CHICAGO — Chicago Mayor Rahm Emanuel Thursday introduced to the City Council ordinances seeking approval for up to $500 million of general obligation bonds and the authority to refund up to $250 million of sales tax revenue bonds.
The deals would mark the first major bond offerings from the city since Emanuel took office in May and installed a new finance team led by chief financial officer Lois Scott.
The GOs would finance “capital projects, equipment, and retroactive payments related to salaries for firefighters,” Scott said in a statement. The firefighter payments stem from a union contract settlement entered into by Emanuel’s predecessor, Richard Daley, who did not seek re-election earlier this year.
“We are taking advantage of current interest rates, which are at or near the lowest rates ever recorded. This market provides an excellent opportunity to lock in low borrowing rates, saving our taxpayers going forward,” Scott said.
Chicago recently conducted a request for qualifications process to establish pools of senior and co-managers for use on its bond sales all of which are done on a negotiated basis.
The city picked Loop Capital Markets LLC to serve as senior manager on the sales tax issue. Bank of America Merrill Lynch and Cabrera Capital Markets LLC are co-seniors and another five firms round out the team. Austin Meade is the financial advisor. Peck Shaffer & Williams LLP and Golden & Associates are bond counsel. Ungaretti & Harris LLP and Sanchez Daniels & Hoffman LLP are underwriters’ counsel.
BMO Capital Markets is senior manager on the GO sale. Mesirow Financial Inc. and Estrada Hinojosa & Co. are co-senior managers. Another seven firms rounding out the team. A.C. Advisory Inc. is financial advisor. Chapman and Cutler LLP and Cotillas & Associates are bond counsel. Duane Morris LLP and Hardwick Law Firm are underwriters’ counsel.
The deals, expected to price before the end of the year, give prominent positions to several African-American-, Latino-, and women-owned firms, which is typically the first question posed by City Council members during Finance Committee meetings, where Chicago’s bond issues are reviewed. The city adheres to a goal of handing at least 25% of its bond work to minority- and women-owned firms.
The deals come as the city has begun its budgeting process in earnest. Emanuel’s team is grappling with a $635.7 million shortfall in the 2012 budget.
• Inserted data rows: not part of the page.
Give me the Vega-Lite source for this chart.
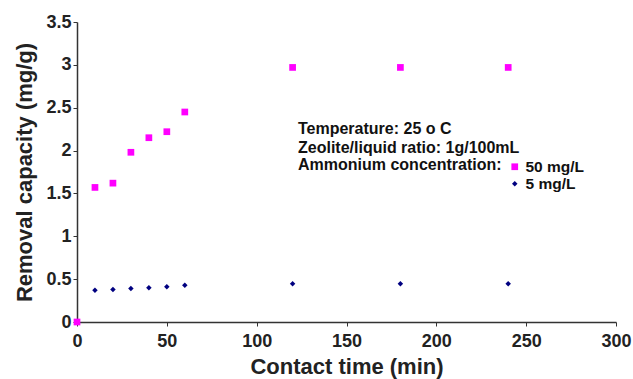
{
  "$schema": "https://vega.github.io/schema/vega-lite/v6.json",
  "width": 539,
  "height": 300,
  "autosize": "none",
  "padding": {"left": 77, "top": 22, "right": 17, "bottom": 57},
  "background": "white",
  "config": {
    "view": {"stroke": null},
    "font": "Liberation Sans",
    "axis": {"grid": false, "domainColor": "#333", "tickColor": "#333", "labelColor": "#222", "titleColor": "#222", "labelFont": "Liberation Sans", "titleFont": "Liberation Sans", "labelFontWeight": "bold", "titleFontWeight": "bold", "labelFontSize": 18, "titleFontSize": 22, "tickSize": 4, "domainWidth": 1.5, "labelFlush": false}
  },
  "datasets": {
    "pts": [
      {"time": 0, "capacity": 0.0, "series": "5 mg/L"},
      {"time": 10, "capacity": 0.37, "series": "5 mg/L"},
      {"time": 20, "capacity": 0.38, "series": "5 mg/L"},
      {"time": 30, "capacity": 0.39, "series": "5 mg/L"},
      {"time": 40, "capacity": 0.40, "series": "5 mg/L"},
      {"time": 50, "capacity": 0.41, "series": "5 mg/L"},
      {"time": 60, "capacity": 0.43, "series": "5 mg/L"},
      {"time": 120, "capacity": 0.445, "series": "5 mg/L"},
      {"time": 180, "capacity": 0.445, "series": "5 mg/L"},
      {"time": 240, "capacity": 0.445, "series": "5 mg/L"},
      {"time": 0, "capacity": 0.0, "series": "50 mg/L"},
      {"time": 10, "capacity": 1.57, "series": "50 mg/L"},
      {"time": 20, "capacity": 1.62, "series": "50 mg/L"},
      {"time": 30, "capacity": 1.98, "series": "50 mg/L"},
      {"time": 40, "capacity": 2.15, "series": "50 mg/L"},
      {"time": 50, "capacity": 2.22, "series": "50 mg/L"},
      {"time": 60, "capacity": 2.45, "series": "50 mg/L"},
      {"time": 120, "capacity": 2.97, "series": "50 mg/L"},
      {"time": 180, "capacity": 2.97, "series": "50 mg/L"},
      {"time": 240, "capacity": 2.97, "series": "50 mg/L"}
    ],
    "notes": [
      {"text": "Temperature: 25 o C", "time": 123, "capacity": 2.256},
      {"text": "Zeolite/liquid ratio: 1g/100mL", "time": 123, "capacity": 2.035},
      {"text": "Ammonium concentration:", "time": 123, "capacity": 1.826}
    ]
  },
  "layer": [
    {
      "data": {"name": "pts"},
      "mark": {"type": "point", "filled": true, "opacity": 1},
      "encoding": {
        "x": {"field": "time", "type": "quantitative", "title": "Contact time (min)", "scale": {"domain": [0, 300]}, "axis": {"values": [0, 50, 100, 150, 200, 250, 300], "labelPadding": 6, "titlePadding": 6}},
        "y": {"field": "capacity", "type": "quantitative", "title": "Removal capacity (mg/g)", "scale": {"domain": [0, 3.5]}, "axis": {"values": [0, 0.5, 1, 1.5, 2, 2.5, 3, 3.5], "format": "~g", "titlePadding": 9}},
        "color": {"field": "series", "type": "nominal", "scale": {"domain": ["50 mg/L", "5 mg/L"], "range": ["#ff00ff", "#000080"]},
          "legend": {"title": null, "orient": "none", "legendX": 430, "legendY": 137, "labelFontSize": 15.5, "labelFontWeight": "bold", "labelColor": "#111", "labelFont": "Liberation Sans", "symbolSize": 45, "rowPadding": 0, "labelOffset": 3}},
        "shape": {"field": "series", "type": "nominal", "scale": {"domain": ["50 mg/L", "5 mg/L"], "range": ["square", "diamond"]}},
        "size": {"field": "series", "type": "nominal", "scale": {"domain": ["50 mg/L", "5 mg/L"], "range": [45, 30]}, "legend": null},
        "order": {"field": "series", "type": "nominal", "sort": "ascending"}
      }
    },
    {
      "data": {"name": "notes"},
      "mark": {"type": "text", "align": "left", "baseline": "middle", "fontSize": 16, "fontWeight": "bold", "color": "#111", "font": "Liberation Sans"},
      "encoding": {
        "x": {"field": "time", "type": "quantitative"},
        "y": {"field": "capacity", "type": "quantitative"},
        "text": {"field": "text"}
      }
    }
  ]
}
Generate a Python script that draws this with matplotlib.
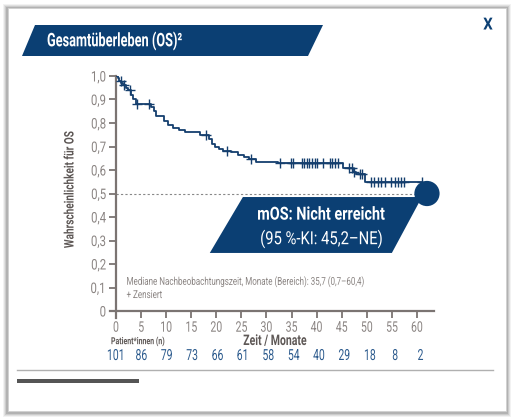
import numpy as np
import matplotlib
matplotlib.use("Agg")
import matplotlib.pyplot as plt
from matplotlib import font_manager
from matplotlib.patches import Polygon, Rectangle
from matplotlib.patheffects import AbstractPathEffect
import matplotlib.transforms as mtransforms

# Kaplan-Meier steps (months, survival)
step_times = [0, 0.3, 0.6, 1.0, 1.3, 2.0, 2.4, 2.9, 3.4, 3.9, 7.0, 7.5, 8.0, 9.5,
              10.3, 11.3, 12.5, 13.8, 16.8, 18.6, 19.2, 19.8, 20.6, 21.3, 23.0,
              24.3, 25.5, 26.6, 28.0, 32.3, 45.3, 47.3, 47.9, 49.6]
step_surv = [1.0, 0.99, 0.98, 0.97, 0.96, 0.95, 0.94, 0.92, 0.90, 0.88, 0.87, 0.85,
             0.83, 0.81, 0.79, 0.78, 0.77, 0.76, 0.75, 0.73, 0.71, 0.70, 0.69, 0.68,
             0.675, 0.665, 0.655, 0.645, 0.636, 0.628, 0.607, 0.593, 0.583, 0.551]
last_time = 61.1
censor_times = [0.9, 1.5, 2.8, 4.1, 6.6, 17.9, 22.2, 27.0, 32.7, 34.8, 35.3, 37.0,
                37.4, 38.0, 38.5, 39.0, 39.6, 40.1, 41.3, 42.6, 43.1, 43.7, 44.3,
                46.5, 47.0, 47.5, 48.6, 49.1, 50.9, 51.4, 52.2, 52.9, 53.6, 54.9,
                55.6, 56.2, 56.9, 57.5, 61.1]

risk_times = [0, 5, 10, 15, 20, 25, 30, 35, 40, 45, 50, 55, 60]
risk_counts = [101, 86, 79, 73, 66, 61, 58, 54, 40, 29, 18, 8, 2]

x_ticks = [0, 5, 10, 15, 20, 25, 30, 35, 40, 45, 50, 55, 60]
y_ticks = [0, 0.1, 0.2, 0.3, 0.4, 0.5, 0.6, 0.7, 0.8, 0.9, 1.0]
y_tick_labels = ['0', '0,1', '0,2', '0,3', '0,4', '0,5', '0,6', '0,7', '0,8', '0,9', '1,0']

median_x = 62
median_y = 0.5

navy = '#0b3f73'
curve_col = '#153f6e'
grey = '#7b7472'
light_text = '#8a8482'
dark_grey = '#5e5856'
count_col = '#2b5a8d'


class Condense(AbstractPathEffect):
    """squeeze glyphs horizontally, to fake a condensed font"""

    def __init__(self, sx, anchor='left'):
        super().__init__()
        self.sx = sx
        self.anchor = anchor

    def draw_path(self, renderer, gc, tpath, affine, rgbFace=None):
        ext = tpath.get_extents()
        if self.anchor == 'center':
            cx = (ext.x0 + ext.x1) / 2
        elif self.anchor == 'right':
            cx = ext.x1
        else:
            cx = 0
        squeeze = mtransforms.Affine2D().translate(-cx, 0).scale(self.sx, 1).translate(cx, 0)
        renderer.draw_path(gc, tpath, squeeze + affine, rgbFace)


names = {f.name for f in font_manager.fontManager.ttflist}
base_font = 'Roboto' if 'Roboto' in names else 'DejaVu Sans'
plt.rcParams['font.family'] = [base_font, 'DejaVu Sans']

W, H = 514, 418
fig = plt.figure(figsize=(W / 100, H / 100), dpi=100)
fig.patch.set_facecolor('white')

# background / card layer in pixel coordinates
bg = fig.add_axes([0, 0, 1, 1])
bg.set_xlim(0, W)
bg.set_ylim(H, 0)
bg.axis('off')

for i, a in enumerate([0.05, 0.07, 0.09, 0.12]):
    d = 5 - i
    bg.add_patch(Rectangle((8 - d, 8 - d + 1), 498 + 2 * d, 403 + 2 * d,
                           facecolor='black', alpha=a, edgecolor='none'))
bg.add_patch(Rectangle((8, 8), 498, 403, facecolor='white', edgecolor='#d0d0d0', lw=0.6))

bg.add_patch(Polygon([(35, 25), (323, 25), (308, 56), (22, 56)], closed=True,
                     facecolor=navy, edgecolor='none'))
bg.text(47, 41, 'Gesamtüberleben (OS)²', color='white', fontsize=13.5,
        fontweight='bold', va='center', ha='left',
        path_effects=[Condense(0.68, 'left')])
bg.text(488, 25, 'X', color=navy, fontsize=12, fontweight='bold', va='center', ha='center',
        path_effects=[Condense(0.9, 'center')])

bg.plot([17, 493], [369.5, 369.5], color='#b0b0b0', lw=1)
bg.add_patch(Rectangle((17, 379), 122, 4, facecolor='#555555', edgecolor='none'))

# main plot
ax = fig.add_axes([116 / W, 1 - 311 / H, (434 - 116) / W, 235 / H])
ax.patch.set_alpha(0)
ax.set_xlim(0, 63.4)
ax.set_ylim(0, 1.0)

ax.step(step_times + [last_time], step_surv + [step_surv[-1]], where='post',
        color=curve_col, lw=1.3, zorder=4)
idx = np.searchsorted(step_times, censor_times, side='right') - 1
censor_surv = np.array(step_surv)[idx]
ax.plot(censor_times, censor_surv, linestyle='none', marker='+', markersize=7,
        mew=1.0, color=curve_col, zorder=4)

ax.plot([0, median_x], [median_y, median_y], linestyle=(0, (2, 2)), color='#888888',
        lw=0.8, zorder=2)

ax.add_patch(Polygon([(25.3, 0.485), (61.0, 0.485), (55.0, 0.247), (18.7, 0.247)],
                     closed=True, facecolor=navy, edgecolor='none', zorder=5,
                     clip_on=False))
ax.scatter([median_x], [median_y], s=330, color=navy, zorder=6, clip_on=False,
           edgecolors='none')
ax.text(40.9, 0.41, 'mOS: Nicht erreicht', color='white', fontsize=13,
        fontweight='bold', ha='center', va='center', zorder=7,
        path_effects=[Condense(0.8, 'center')])
ax.text(40.9, 0.307, '(95 %-KI: 45,2–NE)', color='white', fontsize=13,
        ha='center', va='center', zorder=7,
        path_effects=[Condense(0.82, 'center')])

ax.text(2.1, 0.125, 'Mediane Nachbeobachtungszeit, Monate (Bereich): 35,7 (0,7–60,4)',
        color=light_text, fontsize=7.8, ha='left', va='center',
        path_effects=[Condense(0.74, 'left')])
ax.text(2.1, 0.068, '+ Zensiert', color=light_text, fontsize=7.8, ha='left', va='center',
        path_effects=[Condense(0.74, 'left')])

for s in ['top', 'right']:
    ax.spines[s].set_visible(False)
for s in ['left', 'bottom']:
    ax.spines[s].set_color(grey)
    ax.spines[s].set_linewidth(1.6)
ax.spines['left'].set_bounds(-0.03, 1.0)
ax.spines['bottom'].set_bounds(-1.2, 63.4)
ax.spines['bottom'].set_zorder(3)

ax.set_xticks(x_ticks)
ax.set_xticklabels([str(v) for v in x_ticks])
ax.set_yticks(y_ticks)
ax.set_yticklabels(y_tick_labels)
ax.tick_params(direction='out', length=5, width=1.3, color=grey, labelcolor=light_text,
               labelsize=10.5, pad=2)
for lbl in ax.get_xticklabels():
    lbl.set_path_effects([Condense(0.72, 'center')])
for lbl in ax.get_yticklabels():
    lbl.set_path_effects([Condense(0.78, 'right')])

ax.set_ylabel('Wahrscheinlichkeit für OS', color=dark_grey, fontsize=9.5,
              fontweight='bold', ha='center', va='center')
ax.yaxis.set_label_coords((70 - 116) / 318, (311 - 189) / 235)
ax.yaxis.label.set_path_effects([Condense(0.76, 'center')])
ax.set_xlabel('Zeit / Monate', color=dark_grey, fontsize=10.5, fontweight='bold',
              ha='center', va='center')
ax.xaxis.set_label_coords((275 - 116) / 318, (311 - 341) / 235)
ax.xaxis.label.set_path_effects([Condense(0.72, 'center')])

trans = mtransforms.blended_transform_factory(ax.transData, fig.transFigure)
for t, n in zip(risk_times, risk_counts):
    ax.text(t * 1.012, 1 - 356 / H, str(n), color=count_col, fontsize=11,
            ha='center', va='center', transform=trans,
            path_effects=[Condense(0.68, 'center')])
ax.text(-1.0, 1 - 341 / H, 'Patient*innen (n)', color=dark_grey, fontsize=7,
        fontweight='bold', ha='left', va='center', transform=trans,
        path_effects=[Condense(0.72, 'left')])

fig.savefig('out.png', dpi=100)
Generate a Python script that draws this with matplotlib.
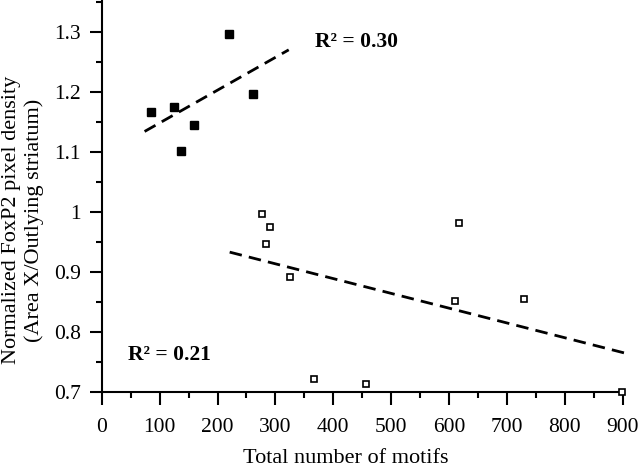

Economic pressures and the use of one-shots last year drove a round of downgrades of nearly $7 billion of GO debt and the city paid a premium to borrow, even on sewer and revenue bond issues with healthy debt-service coverage ratios.
Fitch Ratings last year dropped Chicago’s GOs one notch to AA-minus and Standard & Poor’s dropped them to A-plus. Moody’s Investors Service in August lowered them to Aa3. All three agencies have stable outlooks.
Emanuel vowed recently to avoid one-time revenue gimmicks and not to raise major taxes or cut the police force to deal with the deficit in the budget he will submit to the City Council in October. Moves by the city towards a structurally balanced budget could lower its interest penalties, municipal participants have said.
The city’s recent RFP asked firms in their submissions to make one to three policy recommendations to address its structural budget imbalance. Chicago ranked second after Illinois among Midwestern issuers last year, issuing $3.4 billion in 26 transactions, according to Thomson Reuters.